По неопытности, я налил себе полстакана спирта и разбавил его вином, получилась адская смесь с отвратительным запахом. Но одолел ее, мобилизовав все моральные и физические силы. По нутру прошел огненный смерч, не подсунь мне начальник штаба Гизетли соленый огурец, я, наверно, умер бы от удушья. Закусив старым салом, потом уже пил вино из маленькой рюмочки. Подходили друзья, предлагали выпить — кто за Победу, кто за дом родной, а кто просто так, чтобы только выпить. В конце концов я уже с трудом держался на ногах.

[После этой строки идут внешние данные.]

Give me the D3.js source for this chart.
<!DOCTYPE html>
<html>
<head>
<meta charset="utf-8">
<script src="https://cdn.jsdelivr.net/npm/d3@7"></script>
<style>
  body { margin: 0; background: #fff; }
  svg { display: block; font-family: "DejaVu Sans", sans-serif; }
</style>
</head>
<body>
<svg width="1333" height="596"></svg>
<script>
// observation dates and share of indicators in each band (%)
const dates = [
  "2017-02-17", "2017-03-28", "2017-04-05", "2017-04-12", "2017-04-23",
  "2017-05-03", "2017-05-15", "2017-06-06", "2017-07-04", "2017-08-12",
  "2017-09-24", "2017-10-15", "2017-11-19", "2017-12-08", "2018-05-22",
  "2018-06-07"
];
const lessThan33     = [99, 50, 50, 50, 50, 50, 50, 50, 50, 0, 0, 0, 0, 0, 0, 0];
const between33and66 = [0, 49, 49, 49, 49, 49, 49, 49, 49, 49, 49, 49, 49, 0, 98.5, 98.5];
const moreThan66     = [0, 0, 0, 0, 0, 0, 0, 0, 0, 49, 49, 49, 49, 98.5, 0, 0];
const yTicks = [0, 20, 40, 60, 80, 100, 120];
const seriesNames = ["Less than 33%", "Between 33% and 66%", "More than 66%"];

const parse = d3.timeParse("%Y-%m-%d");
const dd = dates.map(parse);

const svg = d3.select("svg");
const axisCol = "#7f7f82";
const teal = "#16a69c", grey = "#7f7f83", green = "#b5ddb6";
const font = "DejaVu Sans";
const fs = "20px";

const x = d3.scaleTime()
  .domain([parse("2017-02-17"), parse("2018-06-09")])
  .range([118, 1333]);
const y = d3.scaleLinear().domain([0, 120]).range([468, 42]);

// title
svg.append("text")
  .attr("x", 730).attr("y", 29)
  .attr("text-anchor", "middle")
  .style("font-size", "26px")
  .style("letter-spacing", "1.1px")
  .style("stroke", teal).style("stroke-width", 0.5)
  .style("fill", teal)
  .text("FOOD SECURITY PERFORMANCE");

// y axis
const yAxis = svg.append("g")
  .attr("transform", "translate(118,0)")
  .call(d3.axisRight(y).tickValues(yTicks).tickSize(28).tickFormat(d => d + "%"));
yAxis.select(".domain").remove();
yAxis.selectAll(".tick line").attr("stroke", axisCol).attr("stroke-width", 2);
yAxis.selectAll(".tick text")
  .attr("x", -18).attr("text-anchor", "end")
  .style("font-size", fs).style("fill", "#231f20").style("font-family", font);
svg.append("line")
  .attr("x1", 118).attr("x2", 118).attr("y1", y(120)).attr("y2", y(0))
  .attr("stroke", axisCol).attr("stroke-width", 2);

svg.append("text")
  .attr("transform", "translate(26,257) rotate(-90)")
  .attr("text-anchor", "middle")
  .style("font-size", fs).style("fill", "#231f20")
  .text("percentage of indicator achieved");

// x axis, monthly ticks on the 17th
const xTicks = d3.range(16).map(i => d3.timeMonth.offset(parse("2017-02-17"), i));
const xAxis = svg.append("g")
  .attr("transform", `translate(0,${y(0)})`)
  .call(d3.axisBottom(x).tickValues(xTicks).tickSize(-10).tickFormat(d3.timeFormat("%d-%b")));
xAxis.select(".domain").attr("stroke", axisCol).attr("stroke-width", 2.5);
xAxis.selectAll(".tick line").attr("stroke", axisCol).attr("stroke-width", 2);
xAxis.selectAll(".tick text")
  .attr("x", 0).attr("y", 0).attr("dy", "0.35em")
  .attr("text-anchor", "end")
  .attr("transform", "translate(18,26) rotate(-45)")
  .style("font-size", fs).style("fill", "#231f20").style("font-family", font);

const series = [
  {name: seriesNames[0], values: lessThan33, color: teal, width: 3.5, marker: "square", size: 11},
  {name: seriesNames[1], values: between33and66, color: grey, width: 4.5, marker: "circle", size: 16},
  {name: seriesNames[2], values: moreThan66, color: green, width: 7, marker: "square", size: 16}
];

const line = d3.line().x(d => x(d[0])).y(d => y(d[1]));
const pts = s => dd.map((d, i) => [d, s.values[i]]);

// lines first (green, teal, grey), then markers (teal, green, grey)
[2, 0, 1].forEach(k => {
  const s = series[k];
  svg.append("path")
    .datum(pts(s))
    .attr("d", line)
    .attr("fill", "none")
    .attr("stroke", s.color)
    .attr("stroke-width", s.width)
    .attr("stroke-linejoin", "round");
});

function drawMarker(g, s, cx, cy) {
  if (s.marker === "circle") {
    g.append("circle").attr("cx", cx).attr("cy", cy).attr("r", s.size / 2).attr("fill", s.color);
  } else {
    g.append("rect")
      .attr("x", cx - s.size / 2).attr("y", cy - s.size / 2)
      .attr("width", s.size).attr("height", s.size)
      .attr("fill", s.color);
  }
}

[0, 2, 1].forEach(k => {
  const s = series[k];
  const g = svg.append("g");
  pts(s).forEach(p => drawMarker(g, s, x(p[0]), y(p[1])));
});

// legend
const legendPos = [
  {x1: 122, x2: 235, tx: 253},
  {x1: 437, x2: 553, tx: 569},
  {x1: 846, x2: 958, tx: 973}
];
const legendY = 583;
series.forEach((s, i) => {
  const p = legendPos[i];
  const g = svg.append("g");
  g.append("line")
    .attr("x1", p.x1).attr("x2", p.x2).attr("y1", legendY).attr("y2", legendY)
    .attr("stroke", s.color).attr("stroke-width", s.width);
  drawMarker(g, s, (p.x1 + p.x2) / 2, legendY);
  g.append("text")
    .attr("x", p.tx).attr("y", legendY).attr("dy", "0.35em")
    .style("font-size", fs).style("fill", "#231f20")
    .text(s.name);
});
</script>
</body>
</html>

Туманно помню, что кто-то предложил сфотографироваться на память, запечатлеть, так сказать, историческую пьянку в науенском лесу. Помню, что из-за стола мы выходили вместе с Гизетли, потом целовались, говорили друг другу хорошие слова. Начальник штаба пошел фотографироваться, а у меня под ногами разверзлась земля, в глазах появились цветные круги, деревья заплясали, и я, отключившись, упал…

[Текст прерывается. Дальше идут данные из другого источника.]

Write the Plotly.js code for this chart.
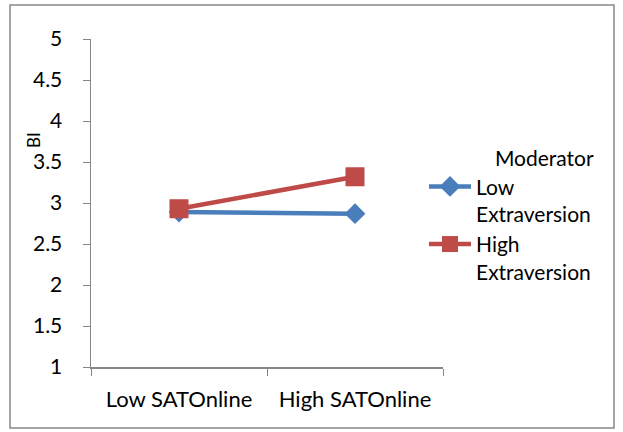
<!DOCTYPE html>
<html>
<head>
<meta charset="utf-8">
<script src="https://cdn.plot.ly/plotly-3.0.1.min.js"></script>
<style>
  html, body { margin: 0; padding: 0; background: #ffffff; }
  #chart { width: 623px; height: 432px; }
</style>
</head>
<body>
<div id="chart"></div>
<script>
// Interaction plot: behavioural intention (BI) by SAT Online level, moderated by extraversion
var categories = ["Low SATOnline", "High SATOnline"];
var lowExtraversion = [2.89, 2.87];
var highExtraversion = [2.93, 3.32];
var seriesNames = ["Low<br>Extraversion", "High<br>Extraversion"];
var yTicks = [1, 1.5, 2, 2.5, 3, 3.5, 4, 4.5, 5];

var W = 623, H = 432;
var M = { l: 91, r: 180, t: 39, b: 65 };
var plotW = W - M.l - M.r, plotH = H - M.t - M.b;
function px(x) { return (x - M.l) / plotW; }
function py(y) { return (H - M.b - y) / plotH; }

var font = "Lato, 'Open Sans', sans-serif";
var fs = 22;

var traces = [
  {
    x: categories, y: lowExtraversion, name: seriesNames[0],
    type: "scatter", mode: "lines+markers",
    line: { color: "#4a7ebb", width: 4.5 },
    marker: { symbol: "diamond", size: 16, color: "#4a7ebb" }
  },
  {
    x: categories, y: highExtraversion, name: seriesNames[1],
    type: "scatter", mode: "lines+markers",
    line: { color: "#be4b48", width: 4.5 },
    marker: { symbol: "square", size: 19, color: "#be4b48" }
  }
];

var layout = {
  width: W, height: H,
  margin: M,
  paper_bgcolor: "#ffffff",
  plot_bgcolor: "#ffffff",
  font: { family: font, size: fs, color: "#000000" },
  showlegend: true,
  legend: {
    x: px(424), y: py(139), xanchor: "left", yanchor: "top",
    valign: "top",
    itemwidth: 42,
    title: { text: "Moderator", side: "top right", font: { size: fs - 1 } },
    font: { size: fs - 1 },
    tracegroupgap: 0,
    bgcolor: "rgba(0,0,0,0)"
  },
  xaxis: {
    type: "category",
    range: [-0.5, 1.5],
    showline: true, linecolor: "#868686", linewidth: 1.5,
    ticks: "outside", tickson: "boundaries", ticklen: 7, tickcolor: "#868686",
    ticklabelstandoff: 12,
    showgrid: false, zeroline: false,
    tickfont: { size: fs }
  },
  yaxis: {
    range: [1, 5],
    tickvals: yTicks,
    ticktext: yTicks.map(String),
    showline: true, linecolor: "#868686", linewidth: 1.5,
    ticks: "outside", ticklen: 7, tickcolor: "#868686",
    ticklabelstandoff: 16,
    showgrid: false, zeroline: false,
    tickfont: { size: fs - 1 }
  },
  annotations: [
    {
      text: "BI", textangle: -90, showarrow: false,
      xref: "paper", yref: "paper",
      x: px(33), y: py(140), xanchor: "center", yanchor: "middle",
      font: { size: 17 }
    }
  ],
  shapes: [
    {
      type: "rect", xref: "paper", yref: "paper",
      x0: px(10), x1: px(614), y0: py(428), y1: py(5),
      line: { color: "#868686", width: 1.5 }, fillcolor: "rgba(0,0,0,0)",
      layer: "below"
    }
  ]
};

Plotly.newPlot("chart", traces, layout, { displayModeBar: false, staticPlot: true });
</script>
</body>
</html>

Очнувшись, не понял, где нахожусь. В голове стоял шум и звон, как будто я целый день стрелял из крупнокалиберного орудия. В теле ломота, не пошевелить ни рукой ни ногой. Наконец, сообразил, что нахожусь у себя в машине. Позвал ординарца. С его помощью удалось спуститься на землю. После того как я умылся, шофер подал мне пол стакана водки, сказав коротко: «После пьянки положено опохмелиться». Водку выпил, поел с неохотой.

Придя в себя, спросил ординарца: «Когда же я отключился?» Тот улыбнулся и рассказал, что я еще после застолья ходил в бой. Выйдя из-за стола, сначала что-то бормотал себе под нос, потом начал с кем-то спорить. Откуда-то взялись силы, и я, вытащив воображаемый пистолет из кобуры (настоящий пистолет изъяли мои бдительные стражи), с криком «Ура!» бросился в атаку на деревья, приняв их за немцев. Сделав с десяток шагов, упал на траву и… захрапел.

Мое бесчувственное тело ординарец и шофер отнесли в машину и уложили на кровать. Так мне довелось совершить на германской земле свой последний «героический» подвиг. Так закончилась для меня Великая Отечественная война.

В заключение хотелось бы сказать еще несколько слов. Война закончилась, а жизнь продолжалась. Первые послевоенные дни прошли как во сне. Все ходили возбужденные, радостные, немного обалдевшие, никто ничего не делал, каждый занимался тем, чем душеньке было угодно. Сбившись в группы, солдаты и офицеры вели бесконечные разговоры о демобилизации, о скорой встрече с родными и близкими, строили жизненные планы. Тот, кто был похитрее и порасторопнее, разными способами стал добывать трофеи — что-то хотелось увезти домой из распроклятой Германии. Офицеры, призванные из запаса, мечтали побыстрее вернуться к своей основной профессии. На распутье находились кадровые офицеры. Они понимали, что армия в скором времени будет сокращена, и судьба их останется неясной, зыбкой. Лично мне повезло — остался в кадрах и продолжал служить в советской армии.